The research for flexible structures coupling with fluid simulates and promotes the development of soft robotics. A fast and accurate numerical method is significant for a real-time simulation of robots. This research provides theoretical and critical information for experiments to reduce the possibility of failure, by anticipating the path of the underwater soft robots and the possible requiring parameters for materials. This paper researches for bio-swimming elastic rods coupling with two-dimensional incompressible Newton fluid. First, we discretize elastic rods to extensive springs and rotational springs and stablish the kinetic equations based on energy reflecting the influence of internal force on swimming rods, and solve the governing equation by leap-frog algorithm. Second, semi-Lagrangian method is used to establish a fluid solver. Finally, the simplified coupling algorithm based on immersed-boundary method is raised, calling immersed-boundary method for momentum equations. These equations update the velocity of grid near the coupling interface directly to replace the function source force play in immersed-boundary method.

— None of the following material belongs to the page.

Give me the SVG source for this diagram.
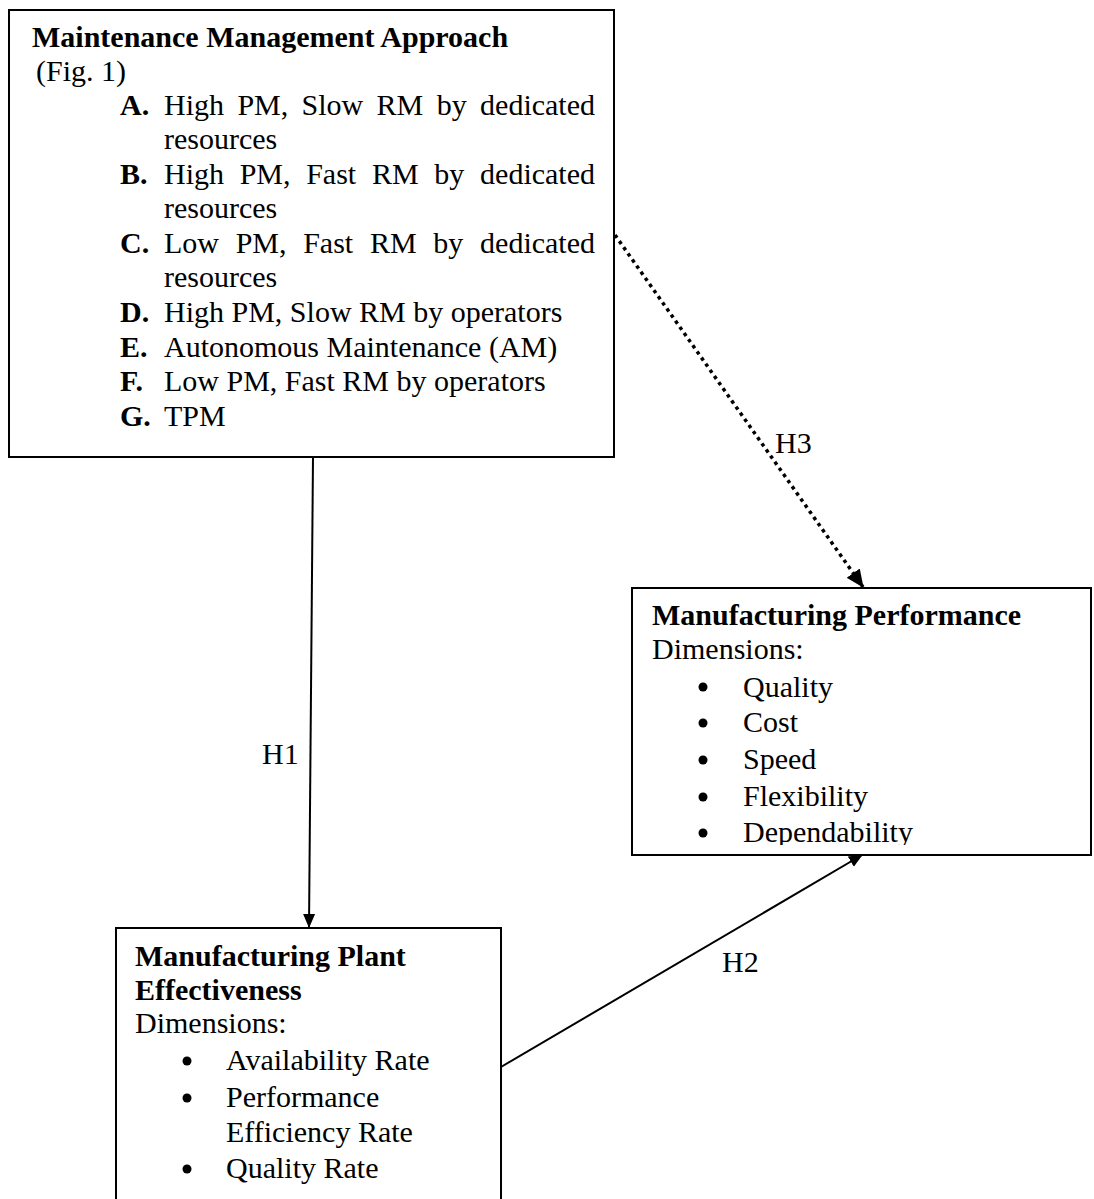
<svg xmlns="http://www.w3.org/2000/svg" width="1094" height="1199" viewBox="0 0 1094 1199">
<style>
text{font-family:"Liberation Serif","Times New Roman",serif;font-size:30px;fill:#000}
.b{font-weight:bold}
.box{fill:#fff;stroke:#000;stroke-width:2}
.ln{stroke:#000;stroke-width:2;fill:none}
.dot{stroke:#000;stroke-width:3.5;fill:none;stroke-dasharray:3.5 4}
</style>
<defs>
<marker id="ah" markerWidth="14" markerHeight="14" refX="13" refY="6" orient="auto" markerUnits="userSpaceOnUse" viewBox="0 0 14 12">
<path d="M0,0 L14,6 L0,12 Z" fill="#000"/>
</marker>
<marker id="ah3" markerWidth="18" markerHeight="18" refX="17" refY="8" orient="auto" markerUnits="userSpaceOnUse" viewBox="0 0 18 16">
<path d="M0,0 L18,8 L0,16 Z" fill="#000"/>
</marker>
<clipPath id="c2"><rect x="632" y="588" width="460" height="257"/></clipPath>
</defs>
<g id="n1">
<rect class="box" x="9" y="10" width="605" height="447"/>
<text class="b" x="32" y="47">Maintenance Management Approach</text>
<text x="36" y="81">(Fig. 1)</text>
<text class="b" x="120" y="115">A.</text>
<text y="115"><tspan x="164">High</tspan><tspan x="237.4">PM,</tspan><tspan x="301.6">Slow</tspan><tspan x="376.6">RM</tspan><tspan x="436.7">by</tspan></text>
<text x="595" y="115" text-anchor="end">dedicated</text>
<text x="164" y="149">resources</text>
<text class="b" x="120" y="184">B.</text>
<text y="184"><tspan x="164">High</tspan><tspan x="239.7">PM,</tspan><tspan x="306.2">Fast</tspan><tspan x="371.9">RM</tspan><tspan x="434.3">by</tspan></text>
<text x="595" y="184" text-anchor="end">dedicated</text>
<text x="164" y="218">resources</text>
<text class="b" x="120" y="253">C.</text>
<text y="253"><tspan x="164">Low</tspan><tspan x="235.7">PM,</tspan><tspan x="303.2">Fast</tspan><tspan x="369.9">RM</tspan><tspan x="433.3">by</tspan></text>
<text x="595" y="253" text-anchor="end">dedicated</text>
<text x="164" y="287">resources</text>
<text class="b" x="120" y="322">D.</text>
<text x="164" y="322">High PM, Slow RM by operators</text>
<text class="b" x="120" y="357">E.</text>
<text x="164" y="357">Autonomous Maintenance (AM)</text>
<text class="b" x="120" y="391">F.</text>
<text x="164" y="391">Low PM, Fast RM by operators</text>
<text class="b" x="120" y="426">G.</text>
<text x="164" y="426">TPM</text>
</g>
<g id="n2">
<rect class="box" x="632" y="588" width="459" height="267"/>
<g clip-path="url(#c2)">
<text class="b" x="652" y="625">Manufacturing Performance</text>
<text x="652" y="659">Dimensions:</text>
<circle cx="703" cy="687" r="4.5"/><text x="743" y="697">Quality</text>
<circle cx="703" cy="723" r="4.5"/><text x="743" y="732">Cost</text>
<circle cx="703" cy="760" r="4.5"/><text x="743" y="769">Speed</text>
<circle cx="703" cy="797" r="4.5"/><text x="743" y="806">Flexibility</text>
<circle cx="703" cy="833" r="4.5"/><text x="743" y="842">Dependability</text>
</g>
</g>
<g id="n3">
<path class="box" d="M116,1200 V928 H501 V1200"/>
<text class="b" x="135" y="966">Manufacturing Plant</text>
<text class="b" x="135" y="1000">Effectiveness</text>
<text x="135" y="1033">Dimensions:</text>
<circle cx="187" cy="1061" r="4.5"/><text x="226" y="1070">Availability Rate</text>
<circle cx="187" cy="1098" r="4.5"/><text x="226" y="1107">Performance</text>
<text x="226" y="1142">Efficiency Rate</text>
<circle cx="187" cy="1169" r="4.5"/><text x="226" y="1178">Quality Rate</text>
</g>
<g id="connectors">
<line class="ln" x1="313" y1="457" x2="309" y2="927" marker-end="url(#ah)"/>
<text x="262" y="764">H1</text>
<line class="ln" x1="501" y1="1067" x2="862" y2="855" marker-end="url(#ah)"/>
<text x="722" y="972">H2</text>
<line class="dot" x1="615" y1="235" x2="863" y2="587" marker-end="url(#ah3)"/>
<text x="775" y="453">H3</text>
</g>
</svg>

Combining the fluid solver, rods solver and the coupling algorithm, a integral program solving the problem of the dynamics for immersed rods numerically. Simulating the rods swimming with a referenced pose of sine curvature. Comparing the simulating result to existed experiments of filament swimming and to the swimming trajectory of soft-body fish, we find the numerical result conform to experiment result, leading to the conclusion that this algorithm and dynamic model can simulate the trajectory of discrete elastic rods swimming underwater smoothly under the influence of both internal elastic force and coupling soft body-fluid interaction. Using this program, we test several critical parameters relating to swimming performance of rods, including iteration numbers, frequency and initial phases, finding that changing the initial phase of rods will alter onward direction of elastic rods. These results prove the feasibility and possibility of this algorithm and program being used for guiding development of real soft swimmers.